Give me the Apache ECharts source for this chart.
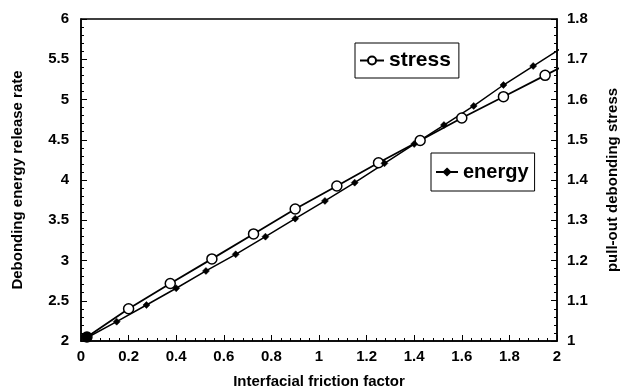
<!DOCTYPE html>
<html><head><meta charset="utf-8">
<script src="https://cdn.jsdelivr.net/npm/echarts@6/dist/echarts.min.js"></script>
<style>html,body{margin:0;padding:0;background:#fff}#c{width:628px;height:392px}</style>
</head><body><div id="c"></div>
<script>
const energyX = [0.025,0.15,0.275,0.4,0.525,0.65,0.775,0.9,1.025,1.15,1.275,1.4,1.525,1.65,1.775,1.9,2.025];
const energyY = [2.04,2.24,2.447,2.655,2.87,3.077,3.296,3.52,3.74,3.967,4.207,4.447,4.683,4.92,5.18,5.416,5.65];
const stressX = [0.025,0.2,0.375,0.55,0.725,0.9,1.075,1.25,1.425,1.6,1.775,1.95,2.125];
const stressY = [1.01,1.08,1.143,1.204,1.266,1.328,1.385,1.443,1.498,1.554,1.607,1.66,1.712];
const xTicks = {min:0, max:2, interval:0.2};
const leftTicks = {min:2, max:6, interval:0.5};
const rightTicks = {min:1, max:1.8, interval:0.1};

const FONT = 'Liberation Sans';
const chart = echarts.init(document.getElementById('c'), null, {renderer:'canvas'});
const axisCommon = {
  axisLine:{show:true, lineStyle:{color:'#000', width:1.5}},
  axisTick:{show:true, inside:true, length:6, lineStyle:{color:'#000', width:1}},
  minorTick:{show:true, splitNumber:5, length:3, lineStyle:{color:'#000', width:1}},
  splitLine:{show:false},
  axisLabel:{color:'#000', fontFamily:FONT, fontSize:15, fontWeight:'bold'},
  nameTextStyle:{color:'#000', fontFamily:FONT, fontSize:15, fontWeight:'bold'}
};
const stressData = stressX.map((x,i)=> i===0 ? {value:[x,stressY[i]], itemStyle:{color:'#000'}} : [x,stressY[i]]);
const energyData = energyX.map((x,i)=>[x,energyY[i]]);
chart.setOption({
  animation:false,
  backgroundColor:'#fff',
  grid:{left:81, right:71, top:19, bottom:51, show:true, borderColor:'#000', borderWidth:1.5, outerBoundsMode:'none', containLabel:false},
  legend:[
    {data:['stress'], left:355, top:43, borderColor:'#000', borderWidth:1, padding:[7,8,7,4], itemWidth:24, itemHeight:10, itemGap:3,
     textStyle:{color:'#000', fontFamily:FONT, fontSize:21, fontWeight:'bold'}},
    {data:['energy'], left:431, top:153, borderColor:'#000', borderWidth:1, padding:[9,6,9,4], itemWidth:22, itemHeight:8, itemGap:3,
     textStyle:{color:'#000', fontFamily:FONT, fontSize:20, fontWeight:'bold'}}
  ],
  xAxis:Object.assign({}, axisCommon, {type:'value', min:xTicks.min, max:xTicks.max, interval:xTicks.interval,
    name:'Interfacial friction factor', nameLocation:'middle', nameGap:33,
    axisLabel:Object.assign({}, axisCommon.axisLabel, {margin:8})}),
  yAxis:[
    Object.assign({}, axisCommon, {type:'value', position:'left', min:leftTicks.min, max:leftTicks.max, interval:leftTicks.interval,
      name:'Debonding energy release rate', nameLocation:'middle', nameGap:56, nameRotate:90,
      axisLabel:Object.assign({}, axisCommon.axisLabel, {margin:12})}),
    Object.assign({}, axisCommon, {type:'value', position:'right', min:rightTicks.min, max:rightTicks.max, interval:rightTicks.interval,
      name:'pull-out debonding stress', nameLocation:'middle', nameGap:48, nameRotate:90,
      axisLabel:Object.assign({}, axisCommon.axisLabel, {margin:10})})
  ],
  series:[
    {name:'stress', type:'line', yAxisIndex:1, data:stressData, clip:true,
     symbol:'circle', symbolSize:10, showAllSymbol:true,
     lineStyle:{color:'#000', width:1.8},
     itemStyle:{color:'#fff', borderColor:'#000', borderWidth:1.5}},
    {name:'energy', type:'line', yAxisIndex:0, data:energyData, clip:true,
     symbol:'diamond', symbolSize:7, showAllSymbol:true,
     lineStyle:{color:'#000', width:1.5},
     itemStyle:{color:'#000', borderColor:'#000', borderWidth:0.5}}
  ]
});
</script></body></html>
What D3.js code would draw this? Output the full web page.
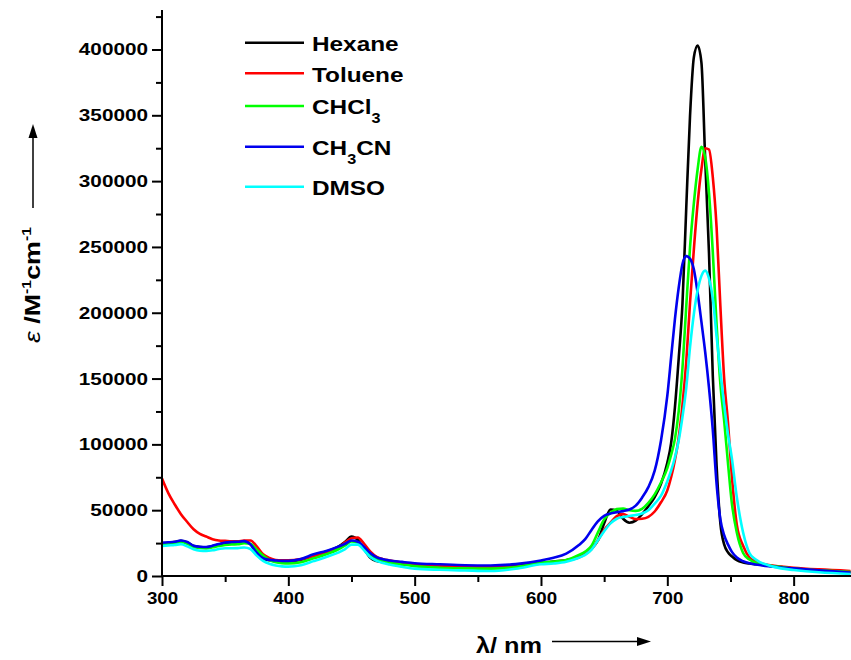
========================================================================
▶ **Short problem**: Leave the pictures out and output the rest of the listing exactly.

▶ **Answer for the task**:
Give me the Apache ECharts source for this chart.
<!DOCTYPE html>
<html><head><meta charset="utf-8">
<script src="https://cdn.jsdelivr.net/npm/echarts@6/dist/echarts.min.js"></script>
<style>html,body{margin:0;padding:0;background:#fff}#c{width:628px;height:392px}</style>
</head><body><div id="c"></div>
<script>
const energyX = [0.025,0.15,0.275,0.4,0.525,0.65,0.775,0.9,1.025,1.15,1.275,1.4,1.525,1.65,1.775,1.9,2.025];
const energyY = [2.04,2.24,2.447,2.655,2.87,3.077,3.296,3.52,3.74,3.967,4.207,4.447,4.683,4.92,5.18,5.416,5.65];
const stressX = [0.025,0.2,0.375,0.55,0.725,0.9,1.075,1.25,1.425,1.6,1.775,1.95,2.125];
const stressY = [1.01,1.08,1.143,1.204,1.266,1.328,1.385,1.443,1.498,1.554,1.607,1.66,1.712];
const xTicks = {min:0, max:2, interval:0.2};
const leftTicks = {min:2, max:6, interval:0.5};
const rightTicks = {min:1, max:1.8, interval:0.1};

const FONT = 'Liberation Sans';
const chart = echarts.init(document.getElementById('c'), null, {renderer:'canvas'});
const axisCommon = {
  axisLine:{show:true, lineStyle:{color:'#000', width:1.5}},
  axisTick:{show:true, inside:true, length:6, lineStyle:{color:'#000', width:1}},
  minorTick:{show:true, splitNumber:5, length:3, lineStyle:{color:'#000', width:1}},
  splitLine:{show:false},
  axisLabel:{color:'#000', fontFamily:FONT, fontSize:15, fontWeight:'bold'},
  nameTextStyle:{color:'#000', fontFamily:FONT, fontSize:15, fontWeight:'bold'}
};
const stressData = stressX.map((x,i)=> i===0 ? {value:[x,stressY[i]], itemStyle:{color:'#000'}} : [x,stressY[i]]);
const energyData = energyX.map((x,i)=>[x,energyY[i]]);
chart.setOption({
  animation:false,
  backgroundColor:'#fff',
  grid:{left:81, right:71, top:19, bottom:51, show:true, borderColor:'#000', borderWidth:1.5, outerBoundsMode:'none', containLabel:false},
  legend:[
    {data:['stress'], left:355, top:43, borderColor:'#000', borderWidth:1, padding:[7,8,7,4], itemWidth:24, itemHeight:10, itemGap:3,
     textStyle:{color:'#000', fontFamily:FONT, fontSize:21, fontWeight:'bold'}},
    {data:['energy'], left:431, top:153, borderColor:'#000', borderWidth:1, padding:[9,6,9,4], itemWidth:22, itemHeight:8, itemGap:3,
     textStyle:{color:'#000', fontFamily:FONT, fontSize:20, fontWeight:'bold'}}
  ],
  xAxis:Object.assign({}, axisCommon, {type:'value', min:xTicks.min, max:xTicks.max, interval:xTicks.interval,
    name:'Interfacial friction factor', nameLocation:'middle', nameGap:33,
    axisLabel:Object.assign({}, axisCommon.axisLabel, {margin:8})}),
  yAxis:[
    Object.assign({}, axisCommon, {type:'value', position:'left', min:leftTicks.min, max:leftTicks.max, interval:leftTicks.interval,
      name:'Debonding energy release rate', nameLocation:'middle', nameGap:56, nameRotate:90,
      axisLabel:Object.assign({}, axisCommon.axisLabel, {margin:12})}),
    Object.assign({}, axisCommon, {type:'value', position:'right', min:rightTicks.min, max:rightTicks.max, interval:rightTicks.interval,
      name:'pull-out debonding stress', nameLocation:'middle', nameGap:48, nameRotate:90,
      axisLabel:Object.assign({}, axisCommon.axisLabel, {margin:10})})
  ],
  series:[
    {name:'stress', type:'line', yAxisIndex:1, data:stressData, clip:true,
     symbol:'circle', symbolSize:10, showAllSymbol:true,
     lineStyle:{color:'#000', width:1.8},
     itemStyle:{color:'#fff', borderColor:'#000', borderWidth:1.5}},
    {name:'energy', type:'line', yAxisIndex:0, data:energyData, clip:true,
     symbol:'diamond', symbolSize:7, showAllSymbol:true,
     lineStyle:{color:'#000', width:1.5},
     itemStyle:{color:'#000', borderColor:'#000', borderWidth:0.5}}
  ]
});
</script></body></html>
What D3.js code would draw this? Output the full web page.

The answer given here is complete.